Krishna, watching his kinsmen destroy themselves, tried desperately to intervene, but even divine power could not stop the momentum of their collective addiction to prosperity, pride, and pleasure. Almost everyone perished—an entire civilization erased in hours.
In the aftermath, Krishna returned to Dvārakā to comfort his aged father Vasudeva, then sought out his brother Balarama, who was already preparing to leave the world through yogic meditation. The two brothers, who had witnessed the rise and fall of their dynasty, said their final farewells.
Knowing his own time had come, Krishna found a quiet spot beneath a tree to meditate. Meanwhile, far away, a hunter named Jara was cleaning a fish he had caught—a fish that had swallowed a fragment of the original cursed iron bolt. From this piece, he fashioned an arrowhead, unknowingly carrying forward the curse that had already devoured a civilization.

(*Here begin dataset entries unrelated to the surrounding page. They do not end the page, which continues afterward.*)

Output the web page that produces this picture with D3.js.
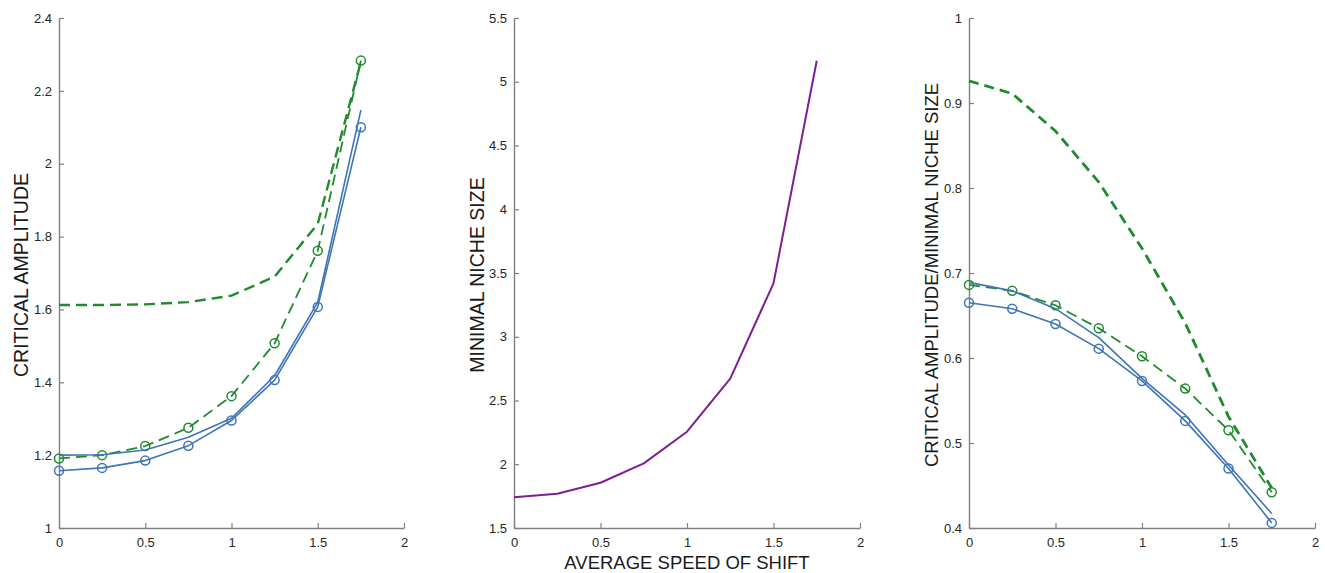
<!DOCTYPE html>
<html lang="en">

<head>
  <meta charset="UTF-8">
  <title>Critical amplitude and minimal niche size vs speed of shift</title>
  <script src="https://d3js.org/d3.v7.min.js"></script>
  <style>
    body {
      margin: 0;
      background: #fff;
    }

    text {
      font-family: Arial, "Liberation Sans", Helvetica, sans-serif;
    }
  </style>
</head>

<body>
  <script>
    // average speed of shift (x values shared by all panels)
    const speeds = [0, 0.25, 0.5, 0.75, 1, 1.25, 1.5, 1.75];

    // panel 1: critical amplitude
    const ampBlueMarked = [1.157, 1.165, 1.185, 1.226, 1.295, 1.406, 1.607, 2.100];
    const ampBluePlain = [1.200, 1.201, 1.214, 1.249, 1.301, 1.418, 1.620, 2.147];
    const ampGreenMarked = [1.191, 1.200, 1.225, 1.275, 1.362, 1.507, 1.761, 2.283];
    const ampGreenPlain = [1.612, 1.612, 1.614, 1.620, 1.638, 1.690, 1.835, 2.280];

    // panel 2: minimal niche size
    const nicheSize = [1.741, 1.769, 1.855, 2.007, 2.255, 2.671, 3.419, 5.165];

    // panel 3: critical amplitude / minimal niche size
    const ratioBlueMarked = [0.665, 0.658, 0.640, 0.611, 0.573, 0.526, 0.470, 0.406];
    const ratioBluePlain = [0.689, 0.679, 0.658, 0.624, 0.576, 0.533, 0.474, 0.417];
    const ratioGreenMarked = [0.686, 0.679, 0.662, 0.635, 0.602, 0.564, 0.515, 0.442];
    const ratioGreenPlain = [0.926, 0.911, 0.867, 0.807, 0.729, 0.641, 0.531, 0.447];

    // tick labels
    const xTicks = [0, 0.5, 1, 1.5, 2];
    const ampTicks = [1, 1.2, 1.4, 1.6, 1.8, 2, 2.2, 2.4];
    const nicheTicks = [1.5, 2, 2.5, 3, 3.5, 4, 4.5, 5, 5.5];
    const ratioTicks = [0.4, 0.5, 0.6, 0.7, 0.8, 0.9, 1];

    const W = 1325;
    const H = 573;
    const plotTop = 18;
    const plotBottom = 528;

    const blue = '#3d75b5';
    const green = '#1f8a2e';
    const purple = '#7c1f94';
    const axisGrey = '#808080';

    const svg = d3.select('body')
      .append('svg')
      .attr('width', W)
      .attr('height', H)

    const fmt = d => String(+d.toFixed(2))

    function panel(cfg) {
      const x = d3.scaleLinear().domain([0, 2]).range([cfg.left, cfg.right])
      const y = d3.scaleLinear().domain(cfg.yDomain).range([plotBottom, plotTop])

      const g = svg.append('g')

      // x axis (ticks inside, MATLAB style)
      const xa = g.append('g')
        .attr('transform', `translate(0,${plotBottom})`)
        .call(d3.axisBottom(x).tickValues(xTicks).tickFormat(fmt)
          .tickSizeInner(-5).tickSizeOuter(0).tickPadding(10))
      // y axis
      const ya = g.append('g')
        .attr('transform', `translate(${cfg.left},0)`)
        .call(d3.axisLeft(y).tickValues(cfg.yTicks).tickFormat(fmt)
          .tickSizeInner(-5).tickSizeOuter(0).tickPadding(7))

      for (const a of [xa, ya]) {
        a.select('.domain').attr('stroke', axisGrey).attr('stroke-width', 1.4)
        a.selectAll('.tick line').attr('stroke', axisGrey).attr('stroke-width', 1.2)
        a.selectAll('.tick text').attr('fill', '#262626').style('font-size', '13px')
      }

      const line = d3.line()
        .x((d, i) => x(speeds[i]))
        .y(d => y(d))

      cfg.series.forEach(s => {
        g.append('path')
          .datum(s.values)
          .attr('fill', 'none')
          .attr('stroke', s.color)
          .attr('stroke-width', s.width)
          .attr('stroke-dasharray', s.dash || null)
          .attr('stroke-linejoin', 'round')
          .attr('d', line)

        if (s.marker) {
          g.selectAll(null)
            .data(s.values)
            .enter()
            .append('circle')
            .attr('cx', (d, i) => x(speeds[i]))
            .attr('cy', d => y(d))
            .attr('r', 4.5)
            .attr('fill', 'none')
            .attr('stroke', s.color)
            .attr('stroke-width', 1.5)
        }
      })

      // y axis title
      g.append('text')
        .attr('transform', `translate(${cfg.labelX},${(plotTop + plotBottom) / 2 + 2}) rotate(-90)`)
        .attr('text-anchor', 'middle')
        .attr('dominant-baseline', 'central')
        .attr('fill', '#1a1a1a')
        .style('font-size', cfg.labelSize)
        .text(cfg.yLabel)

      return x
    }

    panel({
      left: 59, right: 404,
      yDomain: [1, 2.4], yTicks: ampTicks,
      labelX: 21, labelSize: '19.5px', yLabel: 'CRITICAL AMPLITUDE',
      series: [
        { values: ampGreenPlain, color: green, width: 2.4, dash: '11,6' },
        { values: ampGreenMarked, color: green, width: 1.8, dash: '11,6', marker: true },
        { values: ampBluePlain, color: blue, width: 1.6 },
        { values: ampBlueMarked, color: blue, width: 1.6, marker: true }
      ]
    })

    const xMid = panel({
      left: 514, right: 860,
      yDomain: [1.5, 5.5], yTicks: nicheTicks,
      labelX: 477, labelSize: '19.5px', yLabel: 'MINIMAL NICHE SIZE',
      series: [
        { values: nicheSize, color: purple, width: 2 }
      ]
    })

    panel({
      left: 969, right: 1315,
      yDomain: [0.4, 1], yTicks: ratioTicks,
      labelX: 931, labelSize: '18.5px', yLabel: 'CRITICAL AMPLITUDE/MINIMAL NICHE SIZE',
      series: [
        { values: ratioGreenPlain, color: green, width: 2.8, dash: '10,6' },
        { values: ratioGreenMarked, color: green, width: 1.8, dash: '11,6', marker: true },
        { values: ratioBluePlain, color: blue, width: 1.6 },
        { values: ratioBlueMarked, color: blue, width: 1.6, marker: true }
      ]
    })

    // shared x axis title under the middle panel
    svg.append('text')
      .attr('x', (xMid(0) + xMid(2)) / 2)
      .attr('y', 569)
      .attr('text-anchor', 'middle')
      .attr('fill', '#1a1a1a')
      .style('font-size', '18.5px')
      .text('AVERAGE SPEED OF SHIFT')
  </script>
</body>

</html>
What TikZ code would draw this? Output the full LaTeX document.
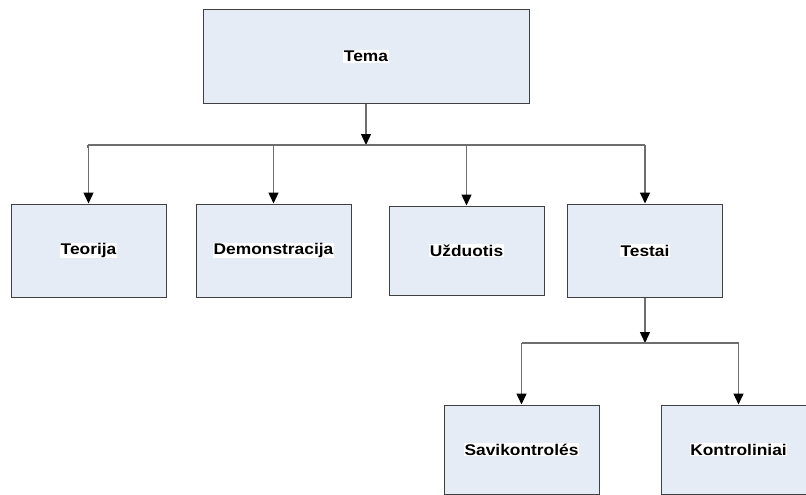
\documentclass[tikz,border=0pt]{standalone}
\usepackage{fontspec}
\setmainfont{Liberation Sans}[FakeStretch=1.12]
\usetikzlibrary{arrows.meta}
\definecolor{boxfill}{RGB}{230,236,246}
\definecolor{boxline}{RGB}{64,64,64}
\definecolor{wire}{RGB}{110,110,110}
\newcommand\boxtext[1]{{\setlength\fboxsep{0.6pt}\colorbox{white}{#1}}}
\begin{document}
\begin{tikzpicture}[x=1pt,y=-1pt,
  topic/.style={draw=boxline,line width=1pt,fill=boxfill,rectangle,
    minimum width=155pt,minimum height=93pt,inner sep=0pt,
    font=\fontsize{15.5}{18}\selectfont\bfseries},
  wireline/.style={draw=wire,line width=1.4pt},
  feed/.style={wireline,-{Triangle[length=11pt,width=10pt,color=black]}}]
  \useasboundingbox (0,0) rectangle (806,495);
  \clip (0,0) rectangle (806,495);

  % boxes
  \node[topic,minimum width=326pt] (tema) at (366,56.5) {\boxtext{Tema}};
  \node[topic] (teorija) at (88.5,250.5) {\boxtext{Teorija}};
  \node[topic] (demo) at (273.5,250.5) {\boxtext{Demonstracija}};
  \node[topic,minimum height=89pt] (uzd) at (466.5,250.5) {\boxtext{Užduotis}};
  \node[topic] (testai) at (645,250.5) {\boxtext{Testai}};
  \node[topic,minimum height=89pt] (savi) at (521.5,449.5) {\boxtext{Savikontrolés}};
  \node[topic,minimum height=89pt] (kontr) at (738.5,449.5) {\boxtext{Kontroliniai}};

  % first level distribution bus
  \coordinate (busA) at (366,145);
  \coordinate (busL) at (88,145);
  \coordinate (busR) at (645,145);
  \draw[feed] (tema.south) -- (busA);
  \draw[wireline] (busL) -- (busR);
  \draw[wireline] ([yshift=-2.5pt]busL) -- (busL);
  \draw[feed] (teorija.north |- busL) -- (teorija.north);
  \draw[feed] (demo.north |- busL) -- (demo.north);
  \draw[feed] (uzd.north |- busL) -- (uzd.north);
  \draw[feed] (testai.north |- busL) -- (testai.north);

  % second level distribution bus
  \coordinate (busB) at (645,343);
  \draw[feed] (testai.south) -- (busB);
  \draw[wireline] (savi.north |- busB) -- (kontr.north |- busB);
  \draw[feed] (savi.north |- busB) -- (savi.north);
  \draw[feed] (kontr.north |- busB) -- (kontr.north);
\end{tikzpicture}
\end{document}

As Jara hunted in the forest, he glimpsed what appeared to be a deer's foot through the undergrowage. Without hesitation—driven by the same kind of impulsive judgment that had characterized the Yādavas' downfall—he loosed his arrow. Only when he approached his target did he realize the magnitude of his error: he had shot Krishna himself.
The hunter's horror was absolute, but Krishna, even in his final moments, embodied the divine compassion that his clan had forgotten. He forgave Jara completely, understanding that the hunter was merely the instrument through which an ancient curse was completing its circuit.
As Krishna departed from the world, the Age of Heroes ended with him. The Yādavas, who had possessed everything—divine guidance, material prosperity, military might, and spiritual heritage—had lost it all to the most seductive addiction of all: the belief that their success made them immune to the consequences of their choices.